The request: Give the number of lines containing the word "drawn" and nothing more.

Supplied records:
━━━

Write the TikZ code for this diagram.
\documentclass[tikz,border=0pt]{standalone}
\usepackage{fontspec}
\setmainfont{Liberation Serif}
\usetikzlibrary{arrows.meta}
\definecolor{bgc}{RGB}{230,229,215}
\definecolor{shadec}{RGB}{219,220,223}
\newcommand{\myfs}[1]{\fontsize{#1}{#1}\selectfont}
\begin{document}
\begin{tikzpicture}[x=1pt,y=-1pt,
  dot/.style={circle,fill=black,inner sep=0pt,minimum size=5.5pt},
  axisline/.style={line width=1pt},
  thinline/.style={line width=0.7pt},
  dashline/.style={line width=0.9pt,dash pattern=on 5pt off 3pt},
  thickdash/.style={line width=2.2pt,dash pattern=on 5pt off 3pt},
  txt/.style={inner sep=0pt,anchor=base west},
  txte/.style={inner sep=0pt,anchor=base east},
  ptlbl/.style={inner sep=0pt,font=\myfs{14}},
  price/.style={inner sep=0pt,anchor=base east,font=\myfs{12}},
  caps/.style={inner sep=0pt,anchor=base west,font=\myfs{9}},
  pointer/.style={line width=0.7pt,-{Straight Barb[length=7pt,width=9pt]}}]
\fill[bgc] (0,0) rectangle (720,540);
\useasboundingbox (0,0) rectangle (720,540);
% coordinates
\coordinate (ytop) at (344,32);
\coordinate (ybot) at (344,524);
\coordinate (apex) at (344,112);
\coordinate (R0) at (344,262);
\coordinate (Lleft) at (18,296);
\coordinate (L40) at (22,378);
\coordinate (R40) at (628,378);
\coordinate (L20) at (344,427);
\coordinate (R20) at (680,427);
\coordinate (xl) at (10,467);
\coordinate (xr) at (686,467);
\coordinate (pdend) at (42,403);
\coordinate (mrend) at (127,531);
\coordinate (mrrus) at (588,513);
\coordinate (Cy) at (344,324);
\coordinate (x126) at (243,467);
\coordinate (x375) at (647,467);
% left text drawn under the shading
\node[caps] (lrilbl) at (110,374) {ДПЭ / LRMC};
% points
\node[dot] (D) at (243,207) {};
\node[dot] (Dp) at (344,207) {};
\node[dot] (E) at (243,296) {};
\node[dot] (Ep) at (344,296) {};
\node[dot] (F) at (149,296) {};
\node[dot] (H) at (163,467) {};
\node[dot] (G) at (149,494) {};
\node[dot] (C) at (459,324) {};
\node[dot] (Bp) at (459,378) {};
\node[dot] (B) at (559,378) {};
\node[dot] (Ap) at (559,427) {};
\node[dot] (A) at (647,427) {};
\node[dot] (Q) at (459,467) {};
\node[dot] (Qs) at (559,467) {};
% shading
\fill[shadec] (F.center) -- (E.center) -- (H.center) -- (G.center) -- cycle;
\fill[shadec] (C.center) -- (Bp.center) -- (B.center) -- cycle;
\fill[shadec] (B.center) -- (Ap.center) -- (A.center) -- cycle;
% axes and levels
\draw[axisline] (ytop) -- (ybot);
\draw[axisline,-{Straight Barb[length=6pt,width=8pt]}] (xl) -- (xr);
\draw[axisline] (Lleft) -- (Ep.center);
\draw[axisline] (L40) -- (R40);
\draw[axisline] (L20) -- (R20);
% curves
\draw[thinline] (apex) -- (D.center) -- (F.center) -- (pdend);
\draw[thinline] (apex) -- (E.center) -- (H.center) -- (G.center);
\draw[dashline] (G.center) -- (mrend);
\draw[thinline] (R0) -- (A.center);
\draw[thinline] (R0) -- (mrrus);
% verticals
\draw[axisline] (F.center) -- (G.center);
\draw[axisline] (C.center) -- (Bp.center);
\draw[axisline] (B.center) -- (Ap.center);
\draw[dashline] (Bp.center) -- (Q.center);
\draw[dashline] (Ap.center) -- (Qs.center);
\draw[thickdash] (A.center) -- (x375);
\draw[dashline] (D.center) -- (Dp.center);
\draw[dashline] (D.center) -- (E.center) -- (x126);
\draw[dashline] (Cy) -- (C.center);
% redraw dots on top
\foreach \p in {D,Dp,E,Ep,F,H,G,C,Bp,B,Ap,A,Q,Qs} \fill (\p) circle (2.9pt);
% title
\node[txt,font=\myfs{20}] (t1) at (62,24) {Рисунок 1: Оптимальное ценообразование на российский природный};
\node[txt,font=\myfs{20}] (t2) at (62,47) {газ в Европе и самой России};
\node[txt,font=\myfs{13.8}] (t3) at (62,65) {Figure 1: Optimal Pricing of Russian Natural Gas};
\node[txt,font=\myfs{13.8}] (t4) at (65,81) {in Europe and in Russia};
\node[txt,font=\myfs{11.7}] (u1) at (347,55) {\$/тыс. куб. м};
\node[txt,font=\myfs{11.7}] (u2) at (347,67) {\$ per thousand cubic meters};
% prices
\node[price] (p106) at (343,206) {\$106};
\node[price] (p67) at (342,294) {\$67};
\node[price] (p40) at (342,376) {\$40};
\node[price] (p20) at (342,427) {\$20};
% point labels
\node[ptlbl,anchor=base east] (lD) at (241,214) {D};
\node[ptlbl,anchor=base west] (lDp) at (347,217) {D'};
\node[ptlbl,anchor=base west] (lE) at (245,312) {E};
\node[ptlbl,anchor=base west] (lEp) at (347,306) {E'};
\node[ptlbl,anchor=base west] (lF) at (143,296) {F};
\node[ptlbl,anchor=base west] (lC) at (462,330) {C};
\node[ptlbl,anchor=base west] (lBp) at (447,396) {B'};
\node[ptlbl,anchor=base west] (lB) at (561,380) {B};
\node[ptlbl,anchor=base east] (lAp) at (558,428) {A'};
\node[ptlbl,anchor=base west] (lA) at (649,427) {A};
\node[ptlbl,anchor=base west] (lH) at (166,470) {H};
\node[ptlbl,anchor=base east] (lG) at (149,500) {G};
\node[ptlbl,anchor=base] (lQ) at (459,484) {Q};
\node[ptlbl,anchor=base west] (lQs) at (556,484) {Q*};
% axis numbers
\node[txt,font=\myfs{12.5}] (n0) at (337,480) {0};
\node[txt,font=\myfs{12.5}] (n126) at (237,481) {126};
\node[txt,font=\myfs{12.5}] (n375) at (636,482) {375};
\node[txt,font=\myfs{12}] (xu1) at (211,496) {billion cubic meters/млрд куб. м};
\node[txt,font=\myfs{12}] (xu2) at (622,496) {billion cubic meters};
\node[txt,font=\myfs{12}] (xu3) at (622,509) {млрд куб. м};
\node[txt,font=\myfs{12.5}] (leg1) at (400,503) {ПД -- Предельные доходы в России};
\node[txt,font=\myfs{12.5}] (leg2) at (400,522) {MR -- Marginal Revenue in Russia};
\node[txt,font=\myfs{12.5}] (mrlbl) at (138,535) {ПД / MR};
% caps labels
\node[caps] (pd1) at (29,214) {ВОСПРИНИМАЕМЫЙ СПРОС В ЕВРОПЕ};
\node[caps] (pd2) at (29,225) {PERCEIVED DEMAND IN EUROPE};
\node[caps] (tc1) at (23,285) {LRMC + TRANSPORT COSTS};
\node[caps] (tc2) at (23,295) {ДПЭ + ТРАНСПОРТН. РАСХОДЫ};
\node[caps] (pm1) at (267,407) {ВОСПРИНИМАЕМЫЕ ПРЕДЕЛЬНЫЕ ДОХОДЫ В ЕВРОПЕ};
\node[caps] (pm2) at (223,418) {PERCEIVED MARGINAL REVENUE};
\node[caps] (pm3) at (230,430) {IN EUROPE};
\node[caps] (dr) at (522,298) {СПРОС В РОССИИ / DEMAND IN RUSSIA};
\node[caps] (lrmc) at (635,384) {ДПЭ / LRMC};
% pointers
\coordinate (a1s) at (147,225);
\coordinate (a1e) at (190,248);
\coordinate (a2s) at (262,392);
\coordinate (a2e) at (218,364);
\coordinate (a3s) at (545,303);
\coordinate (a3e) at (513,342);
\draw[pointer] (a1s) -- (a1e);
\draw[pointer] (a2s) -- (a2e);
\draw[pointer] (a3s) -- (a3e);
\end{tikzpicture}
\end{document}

━━━

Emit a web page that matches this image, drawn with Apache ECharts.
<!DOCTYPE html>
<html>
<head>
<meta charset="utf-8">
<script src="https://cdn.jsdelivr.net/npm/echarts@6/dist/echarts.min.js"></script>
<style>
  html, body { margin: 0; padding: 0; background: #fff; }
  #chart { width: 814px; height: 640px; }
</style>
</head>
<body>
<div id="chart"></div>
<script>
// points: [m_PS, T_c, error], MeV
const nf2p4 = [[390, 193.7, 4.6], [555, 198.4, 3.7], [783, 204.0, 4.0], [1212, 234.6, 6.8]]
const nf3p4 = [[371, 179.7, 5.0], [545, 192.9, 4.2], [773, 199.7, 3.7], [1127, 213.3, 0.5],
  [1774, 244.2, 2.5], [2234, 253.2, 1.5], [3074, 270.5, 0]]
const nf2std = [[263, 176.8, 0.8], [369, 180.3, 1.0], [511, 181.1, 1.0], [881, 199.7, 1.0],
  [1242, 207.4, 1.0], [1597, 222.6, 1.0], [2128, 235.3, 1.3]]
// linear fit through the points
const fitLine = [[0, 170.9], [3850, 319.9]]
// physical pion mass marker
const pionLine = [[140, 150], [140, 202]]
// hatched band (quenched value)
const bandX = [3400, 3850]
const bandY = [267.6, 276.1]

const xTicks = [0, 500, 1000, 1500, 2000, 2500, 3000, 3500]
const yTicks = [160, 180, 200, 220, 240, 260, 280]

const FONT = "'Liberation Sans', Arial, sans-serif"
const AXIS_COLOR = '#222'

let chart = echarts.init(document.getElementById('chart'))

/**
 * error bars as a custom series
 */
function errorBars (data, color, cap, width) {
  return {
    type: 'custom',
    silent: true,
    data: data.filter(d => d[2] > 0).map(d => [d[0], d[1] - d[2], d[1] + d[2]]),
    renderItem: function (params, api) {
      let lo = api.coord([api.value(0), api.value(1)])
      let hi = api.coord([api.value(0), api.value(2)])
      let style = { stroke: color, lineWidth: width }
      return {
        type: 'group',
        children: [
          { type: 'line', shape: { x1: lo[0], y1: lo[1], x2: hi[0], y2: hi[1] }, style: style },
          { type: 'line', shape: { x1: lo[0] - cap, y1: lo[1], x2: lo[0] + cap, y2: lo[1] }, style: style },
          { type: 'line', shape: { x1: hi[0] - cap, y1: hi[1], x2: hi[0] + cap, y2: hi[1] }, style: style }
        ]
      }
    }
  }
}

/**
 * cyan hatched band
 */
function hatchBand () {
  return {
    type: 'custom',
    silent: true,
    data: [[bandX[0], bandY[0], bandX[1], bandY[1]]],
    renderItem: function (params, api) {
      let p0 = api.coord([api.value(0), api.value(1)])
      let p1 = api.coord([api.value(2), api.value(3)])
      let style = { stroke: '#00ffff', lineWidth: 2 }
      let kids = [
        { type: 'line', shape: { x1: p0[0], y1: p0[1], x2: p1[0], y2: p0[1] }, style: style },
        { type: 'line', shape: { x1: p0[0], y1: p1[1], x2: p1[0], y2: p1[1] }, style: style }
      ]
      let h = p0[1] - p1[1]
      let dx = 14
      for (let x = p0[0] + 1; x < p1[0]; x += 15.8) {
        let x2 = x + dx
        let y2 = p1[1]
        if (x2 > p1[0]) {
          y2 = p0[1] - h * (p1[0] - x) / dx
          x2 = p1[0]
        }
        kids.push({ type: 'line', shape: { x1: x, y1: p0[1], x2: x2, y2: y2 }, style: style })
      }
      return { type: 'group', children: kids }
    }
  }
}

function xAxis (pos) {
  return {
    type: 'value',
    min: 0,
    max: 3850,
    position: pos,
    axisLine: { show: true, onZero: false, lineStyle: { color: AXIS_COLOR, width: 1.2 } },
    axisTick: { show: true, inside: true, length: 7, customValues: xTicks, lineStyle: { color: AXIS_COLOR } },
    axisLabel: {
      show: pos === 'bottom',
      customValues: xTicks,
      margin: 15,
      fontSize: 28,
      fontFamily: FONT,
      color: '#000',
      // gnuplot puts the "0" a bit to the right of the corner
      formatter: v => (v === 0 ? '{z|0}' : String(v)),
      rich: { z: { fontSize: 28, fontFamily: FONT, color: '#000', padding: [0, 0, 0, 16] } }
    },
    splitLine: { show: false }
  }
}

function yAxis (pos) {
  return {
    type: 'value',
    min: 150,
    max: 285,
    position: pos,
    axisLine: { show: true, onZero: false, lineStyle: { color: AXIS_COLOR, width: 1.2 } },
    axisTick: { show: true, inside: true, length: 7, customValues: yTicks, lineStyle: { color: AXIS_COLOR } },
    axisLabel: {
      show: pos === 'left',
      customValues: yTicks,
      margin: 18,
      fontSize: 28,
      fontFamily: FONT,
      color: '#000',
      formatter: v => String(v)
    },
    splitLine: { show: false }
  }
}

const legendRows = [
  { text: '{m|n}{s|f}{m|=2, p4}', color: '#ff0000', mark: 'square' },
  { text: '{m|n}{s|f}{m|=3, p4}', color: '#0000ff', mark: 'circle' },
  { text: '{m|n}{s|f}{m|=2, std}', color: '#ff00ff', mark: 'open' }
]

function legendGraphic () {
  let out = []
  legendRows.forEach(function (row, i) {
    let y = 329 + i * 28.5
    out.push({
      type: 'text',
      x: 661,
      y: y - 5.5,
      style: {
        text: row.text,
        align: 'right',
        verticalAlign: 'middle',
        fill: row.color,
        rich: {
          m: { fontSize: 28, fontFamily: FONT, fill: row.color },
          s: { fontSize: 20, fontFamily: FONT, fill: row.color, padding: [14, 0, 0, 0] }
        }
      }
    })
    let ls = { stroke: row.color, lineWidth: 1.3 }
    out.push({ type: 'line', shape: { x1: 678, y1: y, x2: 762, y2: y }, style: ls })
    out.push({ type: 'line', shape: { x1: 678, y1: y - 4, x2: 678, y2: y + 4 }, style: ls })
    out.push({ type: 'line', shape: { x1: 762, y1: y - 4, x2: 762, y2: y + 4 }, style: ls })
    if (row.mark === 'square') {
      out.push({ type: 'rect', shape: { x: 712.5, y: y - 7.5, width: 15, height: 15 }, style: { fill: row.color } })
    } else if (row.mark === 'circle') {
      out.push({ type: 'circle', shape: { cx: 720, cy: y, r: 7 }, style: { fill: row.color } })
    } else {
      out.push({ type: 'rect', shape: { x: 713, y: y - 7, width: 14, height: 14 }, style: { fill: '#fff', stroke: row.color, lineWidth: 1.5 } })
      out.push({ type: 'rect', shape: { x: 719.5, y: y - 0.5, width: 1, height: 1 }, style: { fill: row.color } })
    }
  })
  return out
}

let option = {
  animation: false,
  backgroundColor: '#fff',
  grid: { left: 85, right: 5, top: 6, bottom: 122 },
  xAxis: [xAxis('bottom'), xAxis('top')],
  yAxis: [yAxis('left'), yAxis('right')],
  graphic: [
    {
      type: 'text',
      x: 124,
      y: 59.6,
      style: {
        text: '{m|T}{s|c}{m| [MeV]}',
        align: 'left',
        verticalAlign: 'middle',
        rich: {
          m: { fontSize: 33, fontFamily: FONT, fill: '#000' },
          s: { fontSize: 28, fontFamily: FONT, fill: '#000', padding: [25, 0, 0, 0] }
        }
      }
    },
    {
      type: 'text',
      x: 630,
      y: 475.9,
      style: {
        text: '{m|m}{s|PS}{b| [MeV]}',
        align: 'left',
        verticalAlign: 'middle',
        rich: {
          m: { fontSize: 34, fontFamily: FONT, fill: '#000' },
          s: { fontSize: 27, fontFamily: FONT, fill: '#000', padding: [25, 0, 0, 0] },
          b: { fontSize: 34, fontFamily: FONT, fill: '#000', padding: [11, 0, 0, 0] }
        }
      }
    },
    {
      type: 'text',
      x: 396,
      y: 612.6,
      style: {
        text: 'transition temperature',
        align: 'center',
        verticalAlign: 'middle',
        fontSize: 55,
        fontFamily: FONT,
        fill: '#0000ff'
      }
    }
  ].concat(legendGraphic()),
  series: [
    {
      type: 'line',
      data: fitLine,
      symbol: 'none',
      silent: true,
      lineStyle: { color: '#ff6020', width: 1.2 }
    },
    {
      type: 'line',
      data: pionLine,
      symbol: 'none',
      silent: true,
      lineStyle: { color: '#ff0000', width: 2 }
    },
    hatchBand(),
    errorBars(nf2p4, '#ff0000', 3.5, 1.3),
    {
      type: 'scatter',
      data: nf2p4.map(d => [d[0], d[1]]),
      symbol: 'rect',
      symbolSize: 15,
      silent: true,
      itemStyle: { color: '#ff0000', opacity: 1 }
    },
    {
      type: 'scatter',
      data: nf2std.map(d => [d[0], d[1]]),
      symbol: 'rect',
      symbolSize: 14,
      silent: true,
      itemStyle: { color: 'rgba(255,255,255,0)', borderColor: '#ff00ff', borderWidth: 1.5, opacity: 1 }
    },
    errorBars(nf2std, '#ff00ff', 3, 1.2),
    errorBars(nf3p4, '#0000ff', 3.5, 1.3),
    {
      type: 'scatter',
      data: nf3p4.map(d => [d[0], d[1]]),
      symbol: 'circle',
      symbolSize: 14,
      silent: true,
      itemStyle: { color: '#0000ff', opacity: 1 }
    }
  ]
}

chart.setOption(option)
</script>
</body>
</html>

━━━

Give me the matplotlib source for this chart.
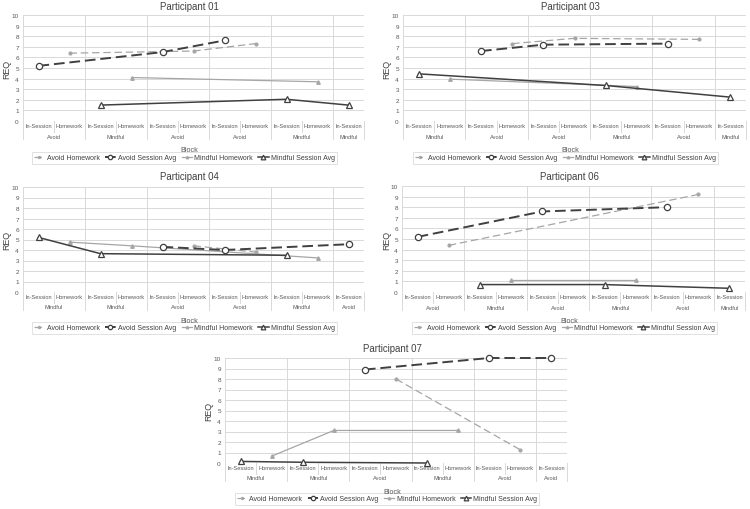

━━━

Response to the exercise: 2